---------- DATASET SECTION ----------
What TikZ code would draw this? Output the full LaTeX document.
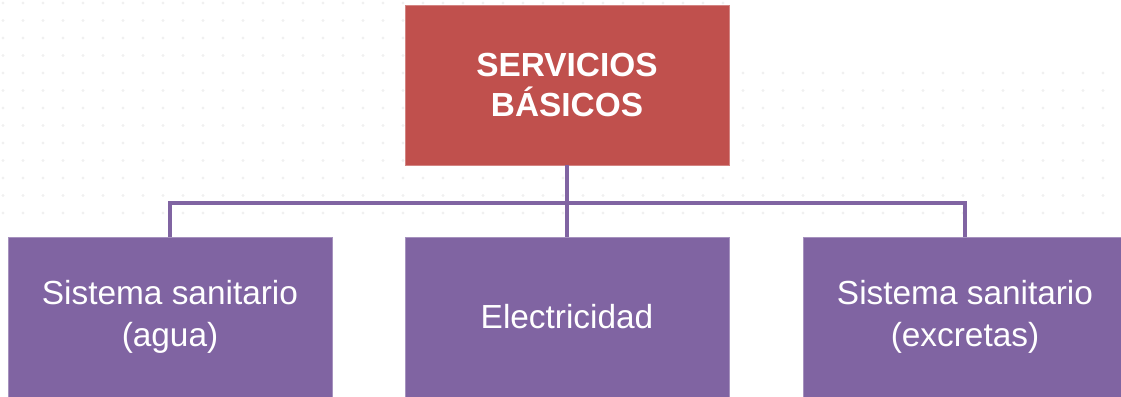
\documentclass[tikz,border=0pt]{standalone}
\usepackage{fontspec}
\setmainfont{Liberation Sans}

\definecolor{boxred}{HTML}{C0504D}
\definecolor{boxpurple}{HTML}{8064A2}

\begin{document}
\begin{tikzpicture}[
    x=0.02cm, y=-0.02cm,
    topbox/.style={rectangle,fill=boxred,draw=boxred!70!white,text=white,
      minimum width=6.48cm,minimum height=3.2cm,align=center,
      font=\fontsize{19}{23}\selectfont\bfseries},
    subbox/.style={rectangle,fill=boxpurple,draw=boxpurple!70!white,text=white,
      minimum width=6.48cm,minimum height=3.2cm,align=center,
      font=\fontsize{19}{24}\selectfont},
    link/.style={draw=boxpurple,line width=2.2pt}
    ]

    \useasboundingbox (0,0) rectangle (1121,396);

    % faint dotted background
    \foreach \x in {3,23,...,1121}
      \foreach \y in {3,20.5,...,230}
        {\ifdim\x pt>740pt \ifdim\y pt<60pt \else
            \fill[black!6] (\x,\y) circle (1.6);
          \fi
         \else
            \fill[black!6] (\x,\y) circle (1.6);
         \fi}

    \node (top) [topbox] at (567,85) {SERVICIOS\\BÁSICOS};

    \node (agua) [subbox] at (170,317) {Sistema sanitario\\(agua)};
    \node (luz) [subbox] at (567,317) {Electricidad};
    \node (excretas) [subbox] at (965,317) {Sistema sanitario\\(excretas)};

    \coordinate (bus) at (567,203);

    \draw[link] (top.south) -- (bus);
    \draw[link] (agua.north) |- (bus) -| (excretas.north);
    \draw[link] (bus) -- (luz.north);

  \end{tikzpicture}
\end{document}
----------
_WHAT YOU SHOULD DO_.
All lines that include "draw" are to be gathered and copied.

_WRITTEN ANSWER_.
What TikZ code would draw this? Output the full LaTeX document.
    topbox/.style={rectangle,fill=boxred,draw=boxred!70!white,text=white,
    subbox/.style={rectangle,fill=boxpurple,draw=boxpurple!70!white,text=white,
    link/.style={draw=boxpurple,line width=2.2pt}
    \draw[link] (top.south) -- (bus);
    \draw[link] (agua.north) |- (bus) -| (excretas.north);
    \draw[link] (bus) -- (luz.north);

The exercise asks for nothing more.